Au total 162 interventions se sont succédé depuis lundi dernier, permettant d’exprimer « les attentes en ce qui concerne le prochain pape », a dit le père Federico Lombardi, porte-parole du Saint-Siège, au cours de sa conférence de presse quotidienne.
Six candidats environ se seraient dégagés, selon des sources informées.
Les prises de parole ont été tous azimuts, des questions étant posées sur la collégialité insuffisante et les moyens d’améliorer le gouvernement central de l’Eglise.
Lundi après-midi, tout le personnel qui assure le service et la logistique des pères du Conclave, de l’hôtellerie de Sainte-Marthe aux maîtres de cérémonie et aux techniciens chargés de la maintenance de la Chapelle Sixtine, en passant par les infirmiers et les conducteurs de navettes, prêtera serment de ne rien dévoiler, sous peine d’excommunication. Il s’agira d’un total de 90 personnes, hommes et femmes.
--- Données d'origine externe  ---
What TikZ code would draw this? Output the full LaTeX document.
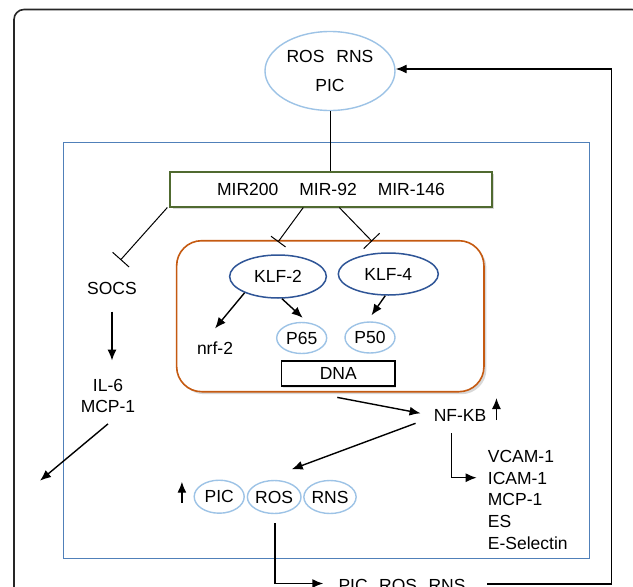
\documentclass[tikz,border=0pt]{standalone}
\usepackage{fontspec}
\setmainfont{Liberation Sans}
\usetikzlibrary{arrows.meta,shapes.geometric,shadows,calc}
\definecolor{lblue}{RGB}{157,195,230}
\definecolor{sblue}{RGB}{80,128,185}
\definecolor{mgreen}{RGB}{80,106,48}
\definecolor{orng}{RGB}{197,90,17}
\definecolor{dblue}{RGB}{47,85,151}
\begin{document}
\begin{tikzpicture}[x=1pt,y=-1pt,
  every node/.style={font=\fontsize{17.5}{21}\selectfont, inner sep=0pt},
  lell/.style={ellipse, draw=lblue, line width=1.4pt, fill=white},
  kell/.style={ellipse, draw=dblue, line width=1.5pt, fill=white},
  thinline/.style={line width=1pt},
  tbar/.style={line width=1pt, -{Bar[width=#1,line width=1pt]}},
  arr/.style={line width=1.4pt, -{Latex[length=11pt,width=9pt]}},
  softshadow/.style={drop shadow={shadow xshift=2.5pt, shadow yshift=-2.5pt, opacity=0.25, fill=black!60}}
]
\useasboundingbox (0,0) rectangle (633,587);
\clip (0,0) rectangle (633,587);
\fill[white] (0,0) rectangle (633,587);

% outer frame
\draw[line width=1.6pt, draw=black!85, rounded corners=10pt] (14,9.5) rectangle (642,640);
% cell
\draw[sblue, line width=1.4pt] (63.3,142.3) rectangle (589.3,558.3);

% top ellipse
\node[lell, minimum width=130pt, minimum height=79pt, align=center,
      font=\fontsize{17.5}{29}\selectfont] (top) at (330,71) {ROS\hspace{12pt}RNS\\PIC};

% miRNA box
\node[draw=mgreen, line width=1.6pt, fill=white, minimum width=321.7pt, minimum height=35pt, softshadow]
  (mir) at (331,189.2) {MIR200\hspace{21pt}MIR-92\hspace{21pt}MIR-146};

\draw[thinline] (top.south) -- (top.south |- mir.north);

% nucleus box
\node[draw=orng, line width=1.6pt, fill=white, rounded corners=25pt, minimum width=307.3pt,
      minimum height=151pt, softshadow] (nuc) at (330.3,316.2) {};

% nodes in nucleus
\node[kell, minimum width=96.7pt, minimum height=43pt] (k2) at (278,276.5) {KLF-2};
\node[kell, minimum width=100pt, minimum height=42pt] (k4) at (388.3,274) {KLF-4};
\node[lell, minimum width=50pt, minimum height=31pt] (p65) at (301.7,338) {P65};
\node[lell, minimum width=50pt, minimum height=31pt] (p50) at (370,337.5) {P50};
\node (nrf) at (215,348) {nrf-2};
\node[draw=black, line width=1.4pt, fill=white, minimum width=113.3pt, minimum height=25pt,
      drop shadow={shadow xshift=1.5pt, shadow yshift=-1.5pt, opacity=0.2}] (dna) at (338.3,373.5) {DNA};

% inhibition lines
\coordinate (sb) at (120.5,260);
\coordinate (kb2) at (278,242);
\coordinate (kb4) at (372,241.3);
\draw[tbar=22pt] ($(mir.south west)+(-2,0)$) -- (sb);
\draw[tbar=18pt] ($(mir.south)+(-27.7,0)$) -- (kb2);
\draw[tbar=22pt] ($(mir.south)+(8.3,0)$) -- (kb4);

% arrows inside nucleus
\draw[arr] (k2.206) -- ($(nrf.north)+(0,-13)$);
\draw[arr] (k2.280) -- ($(p65.north)+(1,-4)$);
\draw[arr] (k4.262) -- ($(p50.north)+(1.5,-6)$);

% left side
\node (socs) at (112,288.3) {SOCS};
\node[align=center] (il6) at (108,395.5) {IL-6\\MCP-1};
\coordinate (out1) at (40,480.7);
\draw[arr] ($(socs.south)+(0,17)$) -- ($(socs.south |- il6.north)+(0,-18)$);
\draw[arr] ($(il6.south)+(0,11.5)$) -- (out1);

% NF-KB
\node (nfkb) at (460,415) {NF-KB};
\draw[arr] ($(dna.south)+(-1,10.7)$) -- ($(nfkb.west)+(-13,-1.7)$);
\draw[arr] ($(nfkb.east)+(10,5)$) -- ++(0,-22);

% PIC ROS RNS ellipses
\node[lell, minimum width=50pt, minimum height=33pt] (pic) at (219.2,496.7) {PIC};
\node[lell, minimum width=48.5pt, minimum height=33pt] (ros) at (274.2,497) {ROS};
\node[lell, minimum width=50pt, minimum height=33pt] (rns) at (330,497) {RNS};
\draw[arr] ($(nfkb.west)+(-18,8.3)$) -- ($(ros.north)+(17.5,-10.5)$);
\draw[arr] ($(pic.west)+(-11.6,6)$) -- ++(0,-21);

% adhesion molecules
\node[align=left, anchor=west, font=\fontsize{17.5}{21.8}\selectfont] (vcam) at (487.7,499.8)
  {VCAM-1\\ICAM-1\\MCP-1\\ES\\E-Selectin};
\draw[arr] ($(nfkb.south)+(-8.3,12)$) |- ($(vcam.west)+(-11,-22.1)$);

% bottom output and feedback
\node[anchor=base west] (bot) at (338.3,591.8) {PIC\hspace{11.5pt}ROS\hspace{11.5pt}RNS};
\coordinate (bl) at (323.3,583.5);
\draw[arr] ($(ros.south)+(0.8,9)$) |- (bl);
\coordinate (rc) at (611.3,583.8);
\draw[arr] ($(bot.east |- rc)+(21.7,0)$) -- (rc) |- ($(top.east)+(0,-2)$);
\end{tikzpicture}
\end{document}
Ou au contraire une situation de blocage apparaîtra-t-elle vite, en présence de blocs de voix égaux mais insuffisants pour atteindre le seuil nécessaire d’électeurs ? Dans ce cas, le jeu serait ouvert aux « outsiders » : les noms qui circulent alors sont entre autres les archevêques de Boston et New York, Sean O’Malley et Timothy Dolan, les cardinaux hongrois, Peter Erdö, autrichien Christoph Schönborn, ou mexicain Francesco Robles Ortega.
Pour être élu 266e pape de l’histoire, il faudra obtenir 77 voix, soit les deux tiers des suffrages du collège des 115 électeurs.
Les 5.600 représentants des médias présents place Saint-Pierre multiplient les émissions spéciales, s’interviewant entre eux, cherchant des petites anecdotes à raconter sur les anciens conclaves, faute d’avoir du solide à se mettre sous la dent.
Dimanche, les cardinaux ont célébré des messes dans les églises de Rome dans lesquelles ils sont « incardinés » (une église leur est attribuée quand ils sont faits cardinaux). Ils n’ont rien laissé transparaître de leurs discussions, malgré l’insistance des médias.
Celui qui était lundi le numéro un sur la liste des favoris, Angelo Scola, qui restituerait l’Eglise universelle aux Italiens après un intermède polonais et allemand de 35 ans, a célébré une messe dans l’Eglise des Saints Apôtres, au coeur de Rome.
« Donne-nous un pasteur saint qui bâtisse l’Eglise avec le témoignage de sa vie », a-t-il dit dans son homélie, mettant l’accent sur la crédibilité du « témoignage ».
Cet archevêque conservateur, défenseur de la famille traditionnelle, très proche de Benoît XVI, mais ouvert au monde –il dirige une fondation et une revue, Oasis, de dialogue avec l’islam– a souhaité que le futur pape « suive les traces des grands papes des 150 dernières années » et inscrive donc son pontificat dans la continuité.
Le cardinal Scherer a été suivi aussi par des dizaines de journalistes et de photographes, mais il n’a rien révélé, esquivant les questions sur sa candidature.
Cet homme de 63 ans, énergique, carré, bon administrateur de son immense diocèse — le plus grand du continent latino-américain — et qui a travaillé pendant sept ans à la Congrégation des évêques à Rome, aurait la préférence de personnalités importantes dans la vieille garde de la Curie romaine autour du cardinal Giovanni Battista Re.
Le cardinal Ouellet a lui aussi célébré la messe dimanche à Rome. Lui qui a présidé sous Benoît XVI la Congrégation des évêques (un poste sensible et essentiel) et a longtemps travaillé en Amérique Latine, pourrait rassembler sur son nom des suffrages sud-américains.
Conservateur sur les questions des moeurs, intransigeant sur le contenu de la foi, combatif dans le domaine de la justice sociale, il a un profil typique « ratzingérien », comme la plupart des « papabili ».